There is also a twopass option (disabled by default) in config() that will create a dummy tree and do a dummy compress on each record to find out which symbols are never used.
These symbols are then eliminated and a final huffTree built.
This improves compression by a few % but building the huffTree takes more than twice as long as is needs to iterate over the dataset twice and dummy compress each record.
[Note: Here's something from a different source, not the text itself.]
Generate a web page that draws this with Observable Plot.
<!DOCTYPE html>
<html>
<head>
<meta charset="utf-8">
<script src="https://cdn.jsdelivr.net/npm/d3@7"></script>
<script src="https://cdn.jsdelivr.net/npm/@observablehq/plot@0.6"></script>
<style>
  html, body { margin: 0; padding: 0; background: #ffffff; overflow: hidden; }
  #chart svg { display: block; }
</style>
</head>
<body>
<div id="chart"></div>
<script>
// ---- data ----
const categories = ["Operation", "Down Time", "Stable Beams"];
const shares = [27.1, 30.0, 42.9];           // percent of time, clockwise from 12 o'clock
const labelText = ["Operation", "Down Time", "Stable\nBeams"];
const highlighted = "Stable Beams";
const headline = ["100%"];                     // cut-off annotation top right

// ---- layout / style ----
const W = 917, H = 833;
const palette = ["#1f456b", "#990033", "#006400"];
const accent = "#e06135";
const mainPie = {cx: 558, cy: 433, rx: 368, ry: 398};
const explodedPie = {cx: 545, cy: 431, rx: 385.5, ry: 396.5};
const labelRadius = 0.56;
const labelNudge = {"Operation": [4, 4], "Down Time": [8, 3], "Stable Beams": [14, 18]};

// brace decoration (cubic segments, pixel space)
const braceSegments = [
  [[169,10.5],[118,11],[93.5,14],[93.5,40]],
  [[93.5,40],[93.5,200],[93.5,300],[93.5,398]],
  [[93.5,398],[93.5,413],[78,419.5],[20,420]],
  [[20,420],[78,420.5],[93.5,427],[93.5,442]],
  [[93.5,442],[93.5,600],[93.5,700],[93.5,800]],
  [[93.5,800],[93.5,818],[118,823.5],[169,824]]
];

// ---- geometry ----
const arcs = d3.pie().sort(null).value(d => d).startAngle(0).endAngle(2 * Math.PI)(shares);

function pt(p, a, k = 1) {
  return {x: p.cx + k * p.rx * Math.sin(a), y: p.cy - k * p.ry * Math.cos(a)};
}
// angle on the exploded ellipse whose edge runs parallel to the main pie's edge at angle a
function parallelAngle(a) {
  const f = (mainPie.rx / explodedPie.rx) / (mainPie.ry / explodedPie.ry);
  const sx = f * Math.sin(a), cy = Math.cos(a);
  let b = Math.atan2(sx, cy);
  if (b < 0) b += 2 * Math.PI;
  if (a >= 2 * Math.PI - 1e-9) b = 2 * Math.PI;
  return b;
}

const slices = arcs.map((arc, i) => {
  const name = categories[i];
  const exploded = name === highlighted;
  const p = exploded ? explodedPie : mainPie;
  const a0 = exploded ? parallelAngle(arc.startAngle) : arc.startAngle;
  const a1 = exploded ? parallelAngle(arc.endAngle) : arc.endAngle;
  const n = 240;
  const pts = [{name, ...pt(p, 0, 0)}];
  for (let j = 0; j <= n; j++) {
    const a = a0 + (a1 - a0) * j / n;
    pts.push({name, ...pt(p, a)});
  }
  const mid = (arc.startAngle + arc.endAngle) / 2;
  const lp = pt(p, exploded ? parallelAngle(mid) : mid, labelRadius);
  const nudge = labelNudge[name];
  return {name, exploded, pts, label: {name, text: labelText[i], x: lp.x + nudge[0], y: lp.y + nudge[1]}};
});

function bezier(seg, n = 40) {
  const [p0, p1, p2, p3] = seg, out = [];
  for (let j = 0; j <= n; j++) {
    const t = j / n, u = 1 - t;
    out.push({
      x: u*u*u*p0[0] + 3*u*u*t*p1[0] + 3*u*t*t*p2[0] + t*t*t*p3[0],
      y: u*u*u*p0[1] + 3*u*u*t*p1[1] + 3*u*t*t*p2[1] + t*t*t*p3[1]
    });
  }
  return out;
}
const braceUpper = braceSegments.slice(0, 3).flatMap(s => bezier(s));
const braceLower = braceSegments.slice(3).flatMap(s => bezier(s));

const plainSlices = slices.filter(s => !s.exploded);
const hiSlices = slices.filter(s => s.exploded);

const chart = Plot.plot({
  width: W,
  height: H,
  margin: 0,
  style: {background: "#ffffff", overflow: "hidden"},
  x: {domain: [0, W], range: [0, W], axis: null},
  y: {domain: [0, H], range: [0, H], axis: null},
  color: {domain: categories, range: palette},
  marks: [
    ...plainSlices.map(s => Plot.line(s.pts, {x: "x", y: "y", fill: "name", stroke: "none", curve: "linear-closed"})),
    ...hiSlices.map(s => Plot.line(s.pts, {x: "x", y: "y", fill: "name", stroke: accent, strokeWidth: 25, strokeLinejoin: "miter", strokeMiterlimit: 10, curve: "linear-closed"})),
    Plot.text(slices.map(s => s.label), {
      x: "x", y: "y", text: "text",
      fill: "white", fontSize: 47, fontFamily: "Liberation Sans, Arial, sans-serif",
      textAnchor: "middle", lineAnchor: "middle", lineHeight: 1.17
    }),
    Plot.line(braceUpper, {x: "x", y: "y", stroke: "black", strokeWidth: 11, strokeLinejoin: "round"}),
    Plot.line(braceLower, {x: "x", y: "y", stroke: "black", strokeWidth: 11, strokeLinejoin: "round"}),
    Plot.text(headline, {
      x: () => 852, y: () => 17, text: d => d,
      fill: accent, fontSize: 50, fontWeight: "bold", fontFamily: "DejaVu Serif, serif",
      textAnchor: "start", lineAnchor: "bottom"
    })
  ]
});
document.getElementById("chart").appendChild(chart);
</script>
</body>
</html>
Here is the results of a benchmark where the dataset was 5.2 million records each containing a sentence from a random wikipedia article. Total Dataset size 594.6MB
Using default config> new CompressHuffman(data);
HuffTree Generation Time: 219 seconds
Total compressTime: 59 sec, Total DecompressTime: 13 sec, Total Size of all compressed records> 269.6MB
Using> new CompressHuffman(data,CompressHuffman.fastestCompDecompTime());
HuffTree Generation Time: 281 seconds
Total compressTime: 48 sec, Total DecompressTime: 11 sec, Total Size of all compressed records> 322.6MB
Using> new CompressHuffman(data,CompressHuffman.smallestFileSize());
HuffTree Generation Time:273 seconds
Total compressTime: 98 sec, Total DecompressTime: 17 sec, Total Size of all compressed records> 236.6MB
Decompression speed is about 50MB/sec per core when using fastestCompDecompTime() and 35MB/sec when using smallestFileSize().
This was tested on a intel sandybridge 4 core i5 (no HT) 6MB L3 cache CPU @ 4.5ghz, 1866mhz ram.
You will probably get better performance on CPU with more L3 cache as more of the most used symbols will stay there rather than going to main memory.